Question

Find a function \(f(n)\) that identifies the \(n\) th term \(a_{n}\) of the following recursively defined sequences, as \(a_{n}=f(n)\). $$ a_{1}=1 \text { and } a_{n+1}=(n+1) a_{n} \text { for } n \geq 1 $$

Short answer

The function is \(f(n) = n!\).

Step-by-step solution

Understanding the Problem

We have a sequence defined recursively: the first term is \(a_1 = 1\) and each subsequent term is defined as \(a_{n+1} = (n+1) \, a_n\). We need to express the \(n\)-th term \(a_n\) as a function \(f(n)\).

Recognizing the Pattern

From the recursive definition, we can deduce a pattern. The sequence is generated by multiplying the previous term by \(n+1\). This is characteristic of a factorial, where \(a_n = n!\).

Deriving the Function

To find a general formula, start with initial terms: \(\begin{align*} a_1 &= 1, \ a_2 &= 2 \times a_1 = 2 \ a_3 &= 3 \times a_2 = 6 \ a_4 &= 4 \times a_3 = 24. \end{align*}\) The pattern suggests that \(a_n = n!\).

Verifying the Function

We verify by induction: Assume \(a_n = n!\) is true, then for \(a_{n+1} = (n+1)\cdot a_n = (n+1)\cdot n! = (n+1)!\). This confirms our function is \(f(n) = n!\).

Writing the Function

The function that gives the \(n\)-th term of the sequence is \(f(n) = n!\). This compactly represents the behavior and definition of the sequence.

Key concepts

Factorial Sequence

The factorial sequence is a sequence of numbers in which each number is the product of all positive integers less than or equal to that number. For example, the factorial of a number denoted as \( n! \) is calculated as \( n! = n \times (n-1) \times (n-2) \times \ldots \times 2 \times 1 \).
This concept is central to many areas of mathematics, particularly in combinatorics, as it describes the total arrangements of a set of items.
In our problem, we are asked to find each term of a recursively defined sequence, and we discovered that each term is indeed a factorial. Here, the first term is \( a_1 = 1 \). Each subsequent term is formed by multiplying the current index with the previous term, which matches the pattern of calculating a factorial.
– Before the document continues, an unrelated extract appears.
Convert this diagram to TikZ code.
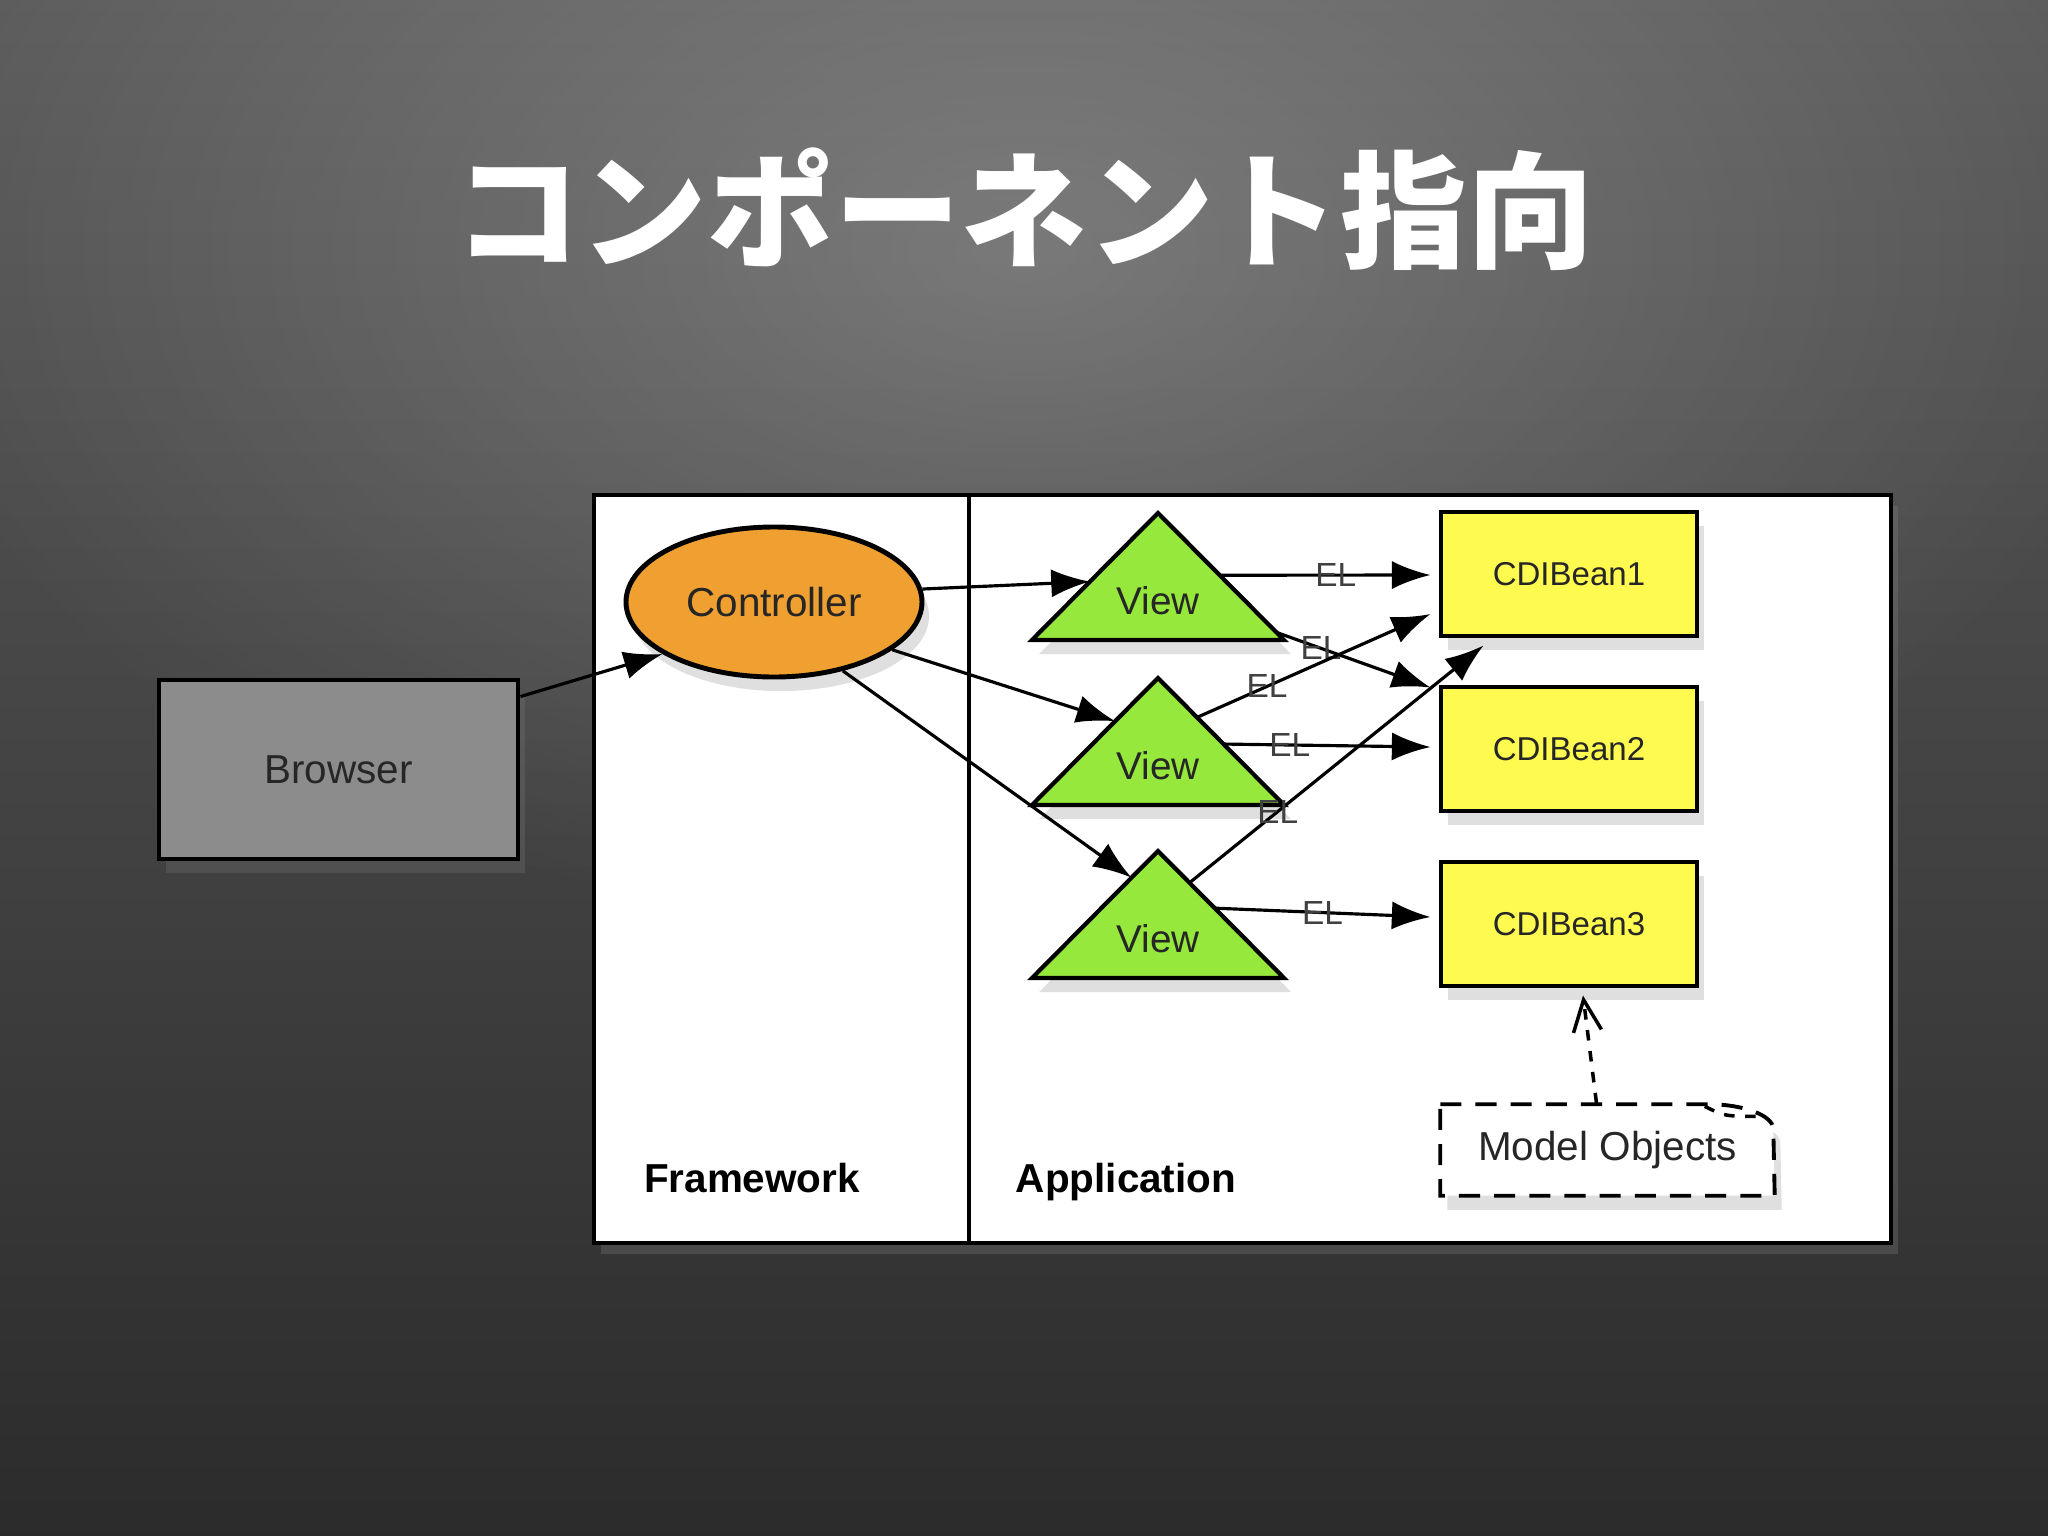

• Starting with \( a_1 = 1 \)
• Continuing with \( a_2 = 2 \times 1 = 2 \)
• Then \( a_3 = 3 \times 2 = 6 \), and so on

This led us to conclude that \( a_n = n! \) for each term.

Recursive Sequence

A recursive sequence is a sequence in which terms are defined in terms of previous terms. This means each subsequent term follows the same pattern or rule.
The sequence is initialized with one or more starting values, and a recursive formula defines each term as a function of the preceding term(s). In our exercise, the sequence is given by the recursive formula \( a_{n+1} = (n+1) \cdot a_n \), which means each term is computed by multiplying the previous term by one more than the term number.

• Recursion allows sequences to be defined succinctly.
• Each term builds upon the previous, creating a chain of dependencies.
• Understanding the initial condition is crucial, with \( a_1 = 1 \) here.

This recursive nature can simplify defining complex sequences elegantly instead of listing or calculating each term independently.

Mathematical Induction

Mathematical induction is a powerful proof technique used to demonstrate that a statement or formula is true for all natural numbers.
It involves two essential steps: the base case and the inductive step. In our problem, induction is used to prove that the function \( f(n) = n! \) correctly finds each term of the sequence.
First, we verify the base case: \( a_1 = 1! \), which is true. Then for our inductive step, assume \( a_n = n! \) holds true for some arbitrary \( n \).

• Show that the formula is true for \( n = 1 \).
• Assume \( a_n = n! \) is true (inductive hypothesis).
• Prove \( a_{n+1} = (n+1)! \).

Using this method, we show that our formula holds for all positive integers \( n \), proving the entire sequence formula is valid and exact.